Man pleads guilty to voting twice in election
MITCHELL, S.D. -- A Mitchell man pleaded guilty Tuesday to the felony crime of voting twice in an election.
Craig Guymon, 54, originally pleaded not guilty to the charge in July. But in court Tuesday in Mitchell, when Judge Tim Bjorkman asked what Guymon did, Guymon replied, "I voted at the polls in the morning and voted at the auditor's office by absentee ballot in the afternoon."
He was referring to the June 4 Mitchell school board election, in which he was a vocal supporter of the two losing candidates in the four-way race for two seats.
Absentee ballots were allowed until 3 p.m. on Election Day. Poll workers found Guymon's name in the poll book and later discovered his absentee ballot.
Guymon will be sentenced at a later date. Ron Volesky of Huron is representing Guymon and said that, according to a plea agreement, the state agrees not to oppose a request for a suspended imposition of sentence. A suspended imposition would give Guymon the chance to keep the felony off his record if he follows all the terms of his probation.

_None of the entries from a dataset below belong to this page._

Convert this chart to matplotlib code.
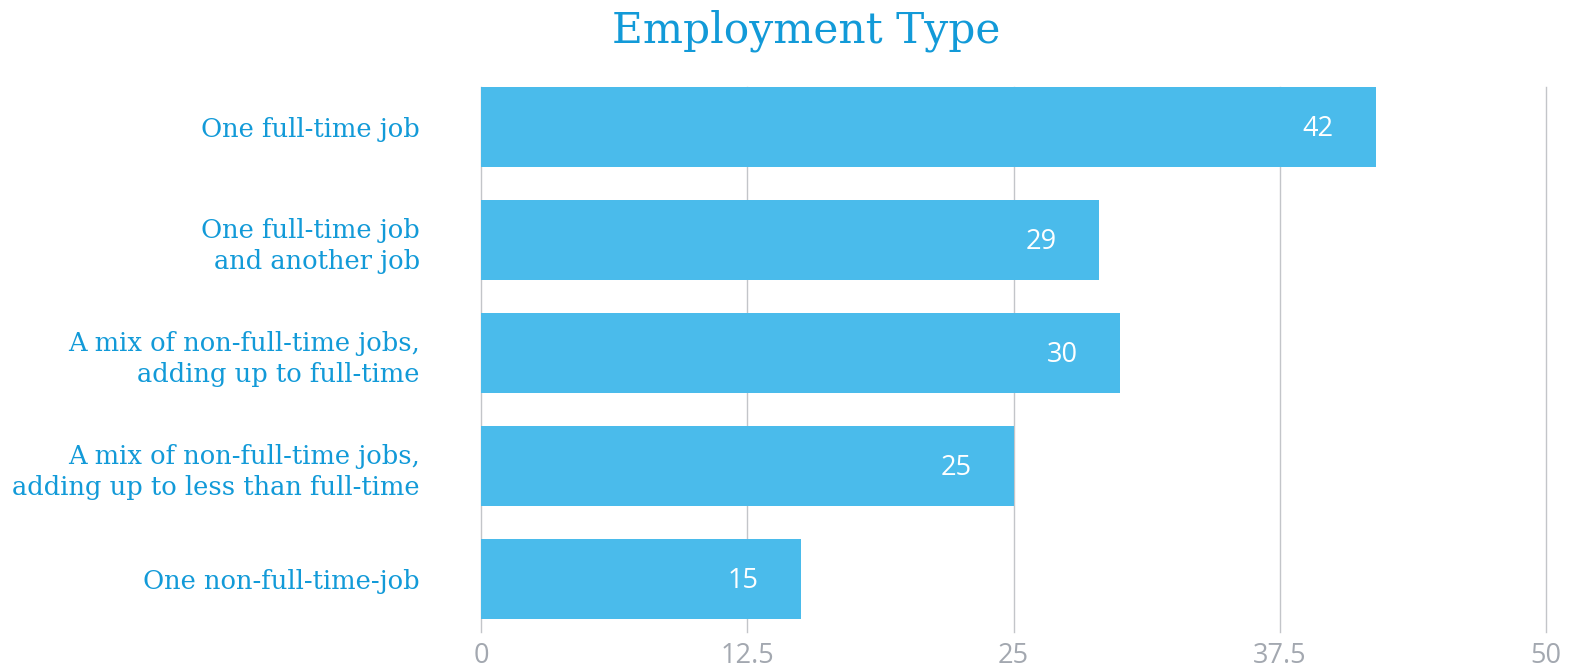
import matplotlib
matplotlib.use("Agg")
import matplotlib.pyplot as plt

categories = [
    "One full-time job",
    "One full-time job\nand another job",
    "A mix of non-full-time jobs,\nadding up to full-time",
    "A mix of non-full-time jobs,\nadding up to less than full-time",
    "One non-full-time-job",
]
values = [42, 29, 30, 25, 15]
x_ticks = [0, 12.5, 25, 37.5, 50]
x_tick_labels = ["0", "12.5", "25", "37.5", "50"]
title = "Employment Type"

BAR = "#4abbeb"
BLUE = "#129ad8"
GRID = "#c3c5c9"
TICK = "#a3a8b0"

fig = plt.figure(figsize=(15.75, 6.71), dpi=100)
ax = fig.add_axes([481 / 1575, 1 - 632 / 671, 1065 / 1575, 545 / 671])

ypos = list(range(len(categories)))
ax.barh(ypos, values, height=0.708, color=BAR, zorder=3)

ax.set_xlim(0, 50)
ax.set_ylim(4.469, -0.354)

ax.set_xticks(x_ticks)
ax.set_xticklabels(x_tick_labels, fontfamily="Open Sans", fontsize=19.5, color=TICK)
ax.tick_params(axis="x", length=0, pad=7)
ax.grid(axis="x", color=GRID, linewidth=1.0, zorder=0)
for gl in ax.get_xgridlines():
    gl.set_clip_on(False)

ax.set_yticks(ypos)
ax.set_yticklabels(categories, fontfamily="DejaVu Serif", fontsize=18.5, color=BLUE,
                   linespacing=1.3, ha="right")
ax.tick_params(axis="y", length=0, pad=44)

for s in ax.spines.values():
    s.set_visible(False)

# value labels sit inside each bar, right-aligned a little before its end
for y, v in zip(ypos, values):
    ax.annotate(str(v), xy=(v, y), xytext=(-42, -2), textcoords="offset pixels",
                ha="right", va="center", color="white", fontfamily="Open Sans",
                fontsize=19.5, fontweight="medium", zorder=4)

fig.text(806 / 1575, 1 - 31 / 671, title, ha="center", va="center",
         fontfamily="DejaVu Serif", fontsize=30.5, color=BLUE)

fig.savefig("out.png", dpi=100)
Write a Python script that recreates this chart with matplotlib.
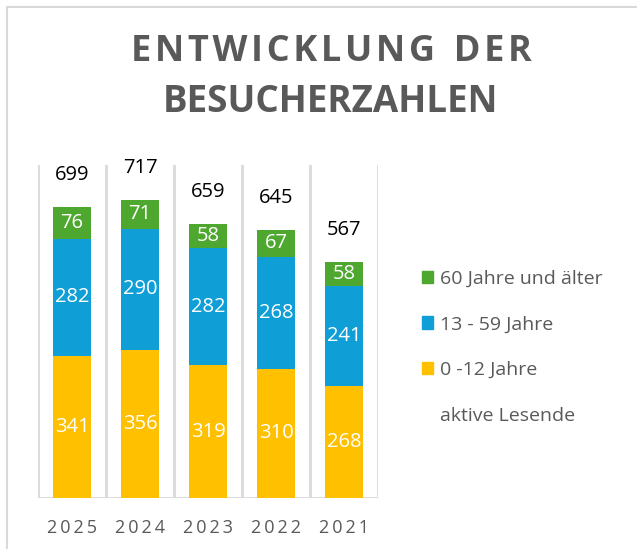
import matplotlib
matplotlib.use("Agg")
import matplotlib.pyplot as plt
from matplotlib.patches import Patch, Rectangle
import numpy as np

plt.rcParams['font.family'] = ['Open Sans', 'DejaVu Sans']

years = ["2025", "2024", "2023", "2022", "2021"]
kids = [341, 356, 319, 310, 268]          # 0 -12 Jahre
adults = [282, 290, 282, 268, 241]        # 13 - 59 Jahre
seniors = [76, 71, 58, 67, 58]            # 60 Jahre und älter
totals = [699, 717, 659, 645, 567]        # aktive Lesende

series_labels = ["0 -12 Jahre", "13 - 59 Jahre", "60 Jahre und älter", "aktive Lesende"]
c_yellow = "#FFC000"
c_blue = "#0F9ED5"
c_green = "#4EA72E"
grid_c = "#D9D9D9"
text_gray = "#595959"

fig = plt.figure(figsize=(6.37, 5.49), dpi=100)
W, H = 637, 549
# outer border
fig.patches.append(Rectangle((7/W, -0.1), 1.2, 1 - 7/H + 0.1, transform=fig.transFigure,
                             fill=False, edgecolor="#D9D9D9", linewidth=1.5))

ax = fig.add_axes([38/W, 1 - 498/H, (378-38)/W, (498-165)/H])
x = np.arange(len(years))
bw = 0.56
b1 = ax.bar(x, kids, bw, color=c_yellow, label=series_labels[0])
b2 = ax.bar(x, adults, bw, bottom=kids, color=c_blue, label=series_labels[1])
bottom3 = np.array(kids) + np.array(adults)
b3 = ax.bar(x, seniors, bw, bottom=bottom3, color=c_green, label=series_labels[2])

for bars, vals in [(b1, kids), (b2, adults), (b3, seniors)]:
    ax.bar_label(bars, labels=[str(v) for v in vals], label_type='center',
                 color='white', fontsize=14.5)

for xi, t in zip(x, totals):
    ax.annotate(str(t), (xi, t), xytext=(0, 32), textcoords='offset pixels',
                ha='center', va='center', fontsize=14.5, color='black')

ax.set_xlim(-0.5, len(years) - 0.5)
ax.set_ylim(0, 800)
for b in np.arange(-0.5, len(years), 1.0):
    ax.axvline(b, color=grid_c, linewidth=2, zorder=0)
ax.axhline(0, color=grid_c, linewidth=2, zorder=0)
for s in ax.spines.values():
    s.set_visible(False)
ax.set_yticks([])
ax.set_xticks(x)
ax.set_xticklabels(["\u2009".join(list(y)) for y in years], fontsize=13, color=text_gray)
ax.tick_params(axis='x', length=0, pad=15)

fig.text(331/W, 1 - 52/H, "E\u200aN\u200aT\u200aW\u200aI\u200aC\u200aK\u200aL\u200aU\u200aN\u200aG  D\u200aE\u200aR",
         ha='center', va='center', fontsize=26, fontweight='bold', color=text_gray)
fig.text(330/W, 1 - 102/H, "BESUCHERZAHLEN",
         ha='center', va='center', fontsize=26.5, fontweight='bold', color=text_gray)

handles = [Patch(color=c_green), Patch(color=c_blue), Patch(color=c_yellow), Patch(color='none')]
labels = [series_labels[2], series_labels[1], series_labels[0], series_labels[3]]
fig.legend(handles, labels, loc='upper left', bbox_to_anchor=(412/W, 1 - 260/H),
           frameon=False, fontsize=14, labelcolor=text_gray, handlelength=0.6, handleheight=0.6,
           handletextpad=0.35, labelspacing=1.42, borderpad=0)

fig.savefig("out.png", dpi=100)
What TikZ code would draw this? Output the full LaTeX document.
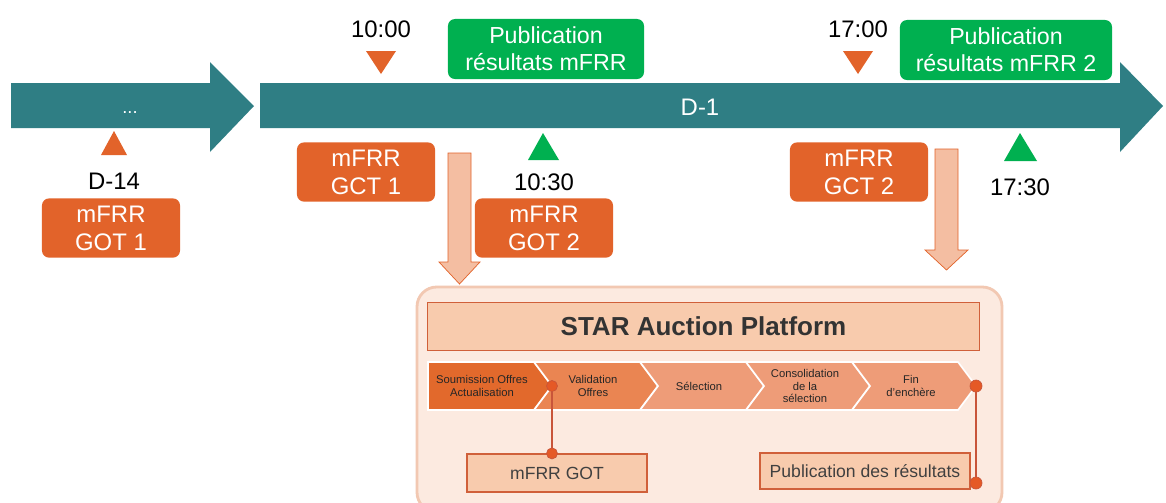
\documentclass[tikz,border=0pt]{standalone}
\usepackage{fontspec}
\setmainfont{Liberation Sans}
\usetikzlibrary{positioning}

\definecolor{barteal}{HTML}{2F7E84}
\definecolor{rteorange}{HTML}{E2632A}
\definecolor{rtegreen}{HTML}{00B050}
\definecolor{salmon}{HTML}{F4BEA2}
\definecolor{peach}{HTML}{FCEAE0}
\definecolor{peachedge}{HTML}{F2C8B2}
\definecolor{lightbox}{HTML}{F8CBAD}
\definecolor{boxedge}{HTML}{D0603A}
\definecolor{linkred}{HTML}{C8553A}
\definecolor{chevA}{HTML}{E2692C}
\definecolor{chevB}{HTML}{EA8552}
\definecolor{chevC}{HTML}{EE9C78}

\tikzset{
  timebar/.style={fill=barteal},
  bartext/.style={text=white, font=\fontsize{17}{19}\selectfont},
  orbox/.style={fill=rteorange, rounded corners=5pt, text=white, align=center,
    minimum width=3.45cm, minimum height=1.48cm, inner sep=0pt,
    font=\fontsize{17}{20}\selectfont},
  grbox/.style={fill=rtegreen, rounded corners=5pt, text=white, align=center,
    minimum height=1.5cm, inner sep=0pt, font=\fontsize{16.5}{19}\selectfont},
  hour/.style={font=\fontsize{17}{19}\selectfont},
  otri/.style={fill=rteorange},
  gtri/.style={fill=rtegreen},
  downarrow/.style={fill=salmon, draw=rteorange, line width=0.5pt},
  panel/.style={fill=peach, draw=peachedge, line width=2pt, rounded corners=14pt},
  platbox/.style={fill=lightbox, draw=boxedge, line width=0.8pt, font=\bfseries\fontsize{18.5}{20}\selectfont,
    minimum width=13.8cm, minimum height=1.18cm, inner sep=0pt, text=black!80},
  chevtext/.style={font=\fontsize{8}{9}\selectfont, align=center, text=black!85},
  smallbox/.style={fill=lightbox, draw=boxedge, line width=0.8pt, font=\fontsize{12.5}{14}\selectfont,
    inner sep=0pt, text=black!75},
  link/.style={draw=linkred, line width=1pt},
  dot/.style={fill=rteorange!90!red, draw=linkred, line width=0.5pt}
}

\begin{document}
\begin{tikzpicture}[x=0.025cm, y=-0.025cm]
  \useasboundingbox (0,0) rectangle (1166,502);
  \fill[white] (0,0) rectangle (1166,502);

  % time bars
  \fill[timebar] (11,83) -- (210,83) -- (210,62) -- (254,106) -- (210,152) -- (210,128) -- (11,128) -- cycle;
  \fill[timebar] (260,83) -- (1120,83) -- (1120,62) -- (1163,106) -- (1120,152) -- (1120,128) -- (260,128) -- cycle;
  \node[bartext, font=\fontsize{13}{15}\selectfont] (dots) at (130,113) {...};
  \node[bartext] (dmone) at (700,107) {D-1};

  % milestones above the bar
  \node[hour] (tenam) at (381,29) {10:00};
  \fill[otri] (366,51) -- (396,51) -- (381,74) -- cycle;
  \node[hour] (fivepm) at (858,29) {17:00};
  \fill[otri] (843,51) -- (873,51) -- (858,74) -- cycle;
  \node[grbox, minimum width=4.9cm] (pubone) at (546,49) {Publication\\résultats mFRR};
  \node[grbox, minimum width=5.3cm] (pubtwo) at (1006,50) {Publication\\résultats mFRR 2};

  % milestones below the bar
  \fill[otri] (101,155) -- (127,155) -- (114,131) -- cycle;
  \node[hour] (dfourteen) at (114,181) {D-14};
  \node[orbox] (gotone) at (111,228) {mFRR\\GOT 1};
  \node[orbox] (gctone) at (366,172) {mFRR\\GCT 1};
  \fill[gtri] (528,160) -- (559,160) -- (543,133) -- cycle;
  \node[hour] (tenthirty) at (544,182) {10:30};
  \node[orbox] (gottwo) at (544,228) {mFRR\\GOT 2};
  \node[orbox] (gcttwo) at (859,172) {mFRR\\GCT 2};
  \fill[gtri] (1004,161) -- (1037,161) -- (1020,133) -- cycle;
  \node[hour] (fivethirty) at (1020,187) {17:30};

  % platform
  \draw[panel] (417,287) rectangle (1002,512);
  \node[platbox] (star) at (703.5,326.5) {STAR Auction Platform};
  \foreach \i/\col in {0/chevA,1/chevB,2/chevC,3/chevC,4/chevC} {
    \pgfmathsetmacro{\s}{428+106*\i}
    \ifnum\i=0
      \fill[\col, draw=white, line width=1.2pt] (\s,362) -- (\s+106,362) -- (\s+124,386) -- (\s+106,410) -- (\s,410) -- cycle;
    \else
      \fill[\col, draw=white, line width=1.2pt] (\s,362) -- (\s+106,362) -- (\s+124,386) -- (\s+106,410) -- (\s,410) -- (\s+18,386) -- cycle;
    \fi
  }
  \node[chevtext] (stepone) at (482,386) {Soumission Offres\\Actualisation};
  \node[chevtext] (steptwo) at (593,386) {Validation\\Offres};
  \node[chevtext] (stepthree) at (699,386) {Sélection};
  \node[chevtext] (stepfour) at (805,386) {Consolidation\\de la\\sélection};
  \node[chevtext] (stepfive) at (911,386) {Fin\\d'enchère};
  \coordinate (tipone) at (552,386);
  \coordinate (tipfive) at (976,386);

  \node[smallbox, minimum width=4.5cm, minimum height=0.95cm] (mgot) at (557,473) {mFRR GOT};
  \node[smallbox, minimum width=5.25cm, minimum height=0.9cm] (pubres) at (865,471) {Publication des résultats};
  \coordinate (resend) at (976,483);

  \draw[link] (tipone) -- (tipone |- mgot.north);
  \fill[dot] (tipone) circle (5.5);
  \fill[dot] (tipone |- mgot.north) circle (5.5);
  \draw[link] (tipfive) -- (resend);
  \fill[dot] (tipfive) circle (6);
  \fill[dot] (resend) circle (6);

  % arrows towards the platform
  \draw[downarrow] (448,153) -- (471,153) -- (471,262) -- (480,262) -- (459.5,284) -- (439,262) -- (448,262) -- cycle;
  \draw[downarrow] (935,149) -- (958,149) -- (958,250) -- (968,250) -- (946.5,270) -- (925,250) -- (935,250) -- cycle;
\end{tikzpicture}
\end{document}
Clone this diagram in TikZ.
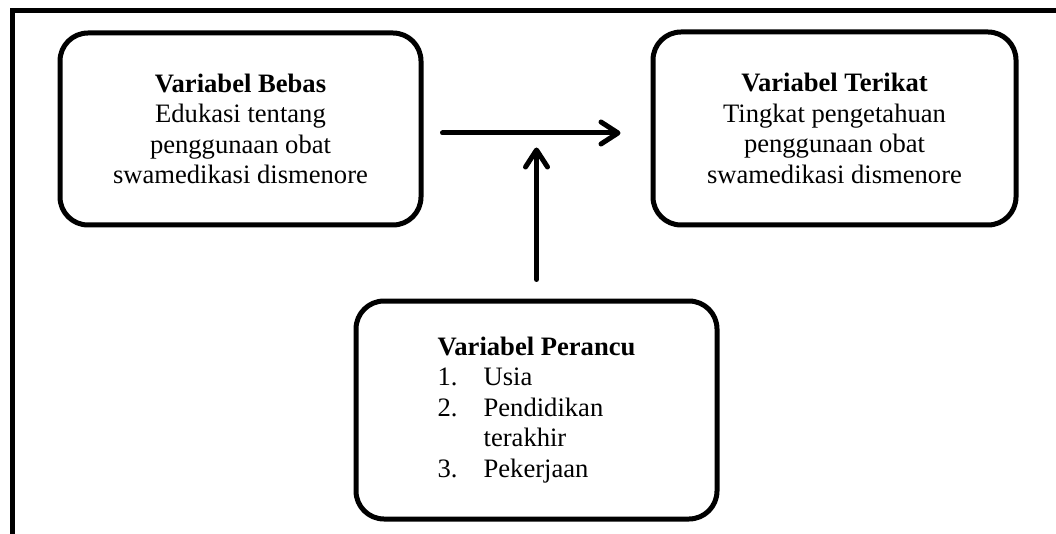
\documentclass[tikz,border=0pt]{standalone}
\usepackage{fontspec}
\setmainfont{Liberation Serif}
\usetikzlibrary{arrows.meta}
\begin{document}
\begin{tikzpicture}[x=1pt,y=1pt,
  varbox/.style={draw, line width=5pt, rounded corners=28pt, fill=white,
    inner sep=0pt, font=\fontsize{26.6}{30.4}\selectfont},
  arr/.style={line width=5pt, line cap=round,
    -{Straight Barb[length=17pt,width=22pt,line cap=round,line join=round]}},
  frame/.style={line width=5pt, line join=miter}]
\useasboundingbox (0,0) rectangle (1056,-534);
\draw[frame] (12,-545) -- (12,-11) -- (1065,-11);
\node[varbox, minimum width=361pt, minimum height=192pt, align=center]
  (bebas) at (240.5,-129)
  {\textbf{Variabel Bebas}\\Edukasi tentang\\penggunaan obat\\swamedikasi dismenore};
\node[varbox, minimum width=363pt, minimum height=193pt, align=center]
  (terikat) at (834.5,-128.5)
  {\textbf{Variabel Terikat}\\Tingkat pengetahuan\\penggunaan obat\\swamedikasi dismenore};
\node[varbox, minimum width=361pt, minimum height=218pt, align=left]
  (perancu) at (536.5,-410)
  {\textbf{Variabel Perancu}\\
   \makebox[46pt][l]{1.}Usia\\
   \makebox[46pt][l]{2.}Pendidikan\\
   \hspace*{46pt}terakhir\\
   \makebox[46pt][l]{3.}Pekerjaan};
\draw[arr] ([xshift=19pt,yshift=-4pt]bebas.east) -- ([xshift=-30pt,yshift=-4.5pt]terikat.west);
\draw[arr] ([yshift=19pt]perancu.north) -- ([yshift=151pt]perancu.north);
\end{tikzpicture}
\end{document}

The maximum penalty for the crime is two years in prison, a $4,000 fine or both.
Guymon adopted a straightforward manner Tuesday in court, saying only "yes, your honor" or "no, your honor" when addressed by the judge. When asked if he was entering a guilty plea of his own free will, Guymon said, "Absolutely, your honor."
Guymon, who has been a candidate in the past, supported school board candidates Rod Hall and Tara Volesky, wife of Guymon's attorney, in the June election. The winning candidates were Deb Olson and Rick Johnson.
Guymon is locally infamous for his sometimes bizarre behavior, including calling his opponents "spineless jellyfish" in a past school board debate, maintaining a website devoted to his opinions called The Book of Guymon, and sending mailers to all Mitchell residents claiming that Catholics are conspiring to manipulate the city.
Bjorkman ordered a presentence investigation and set sentencing for September.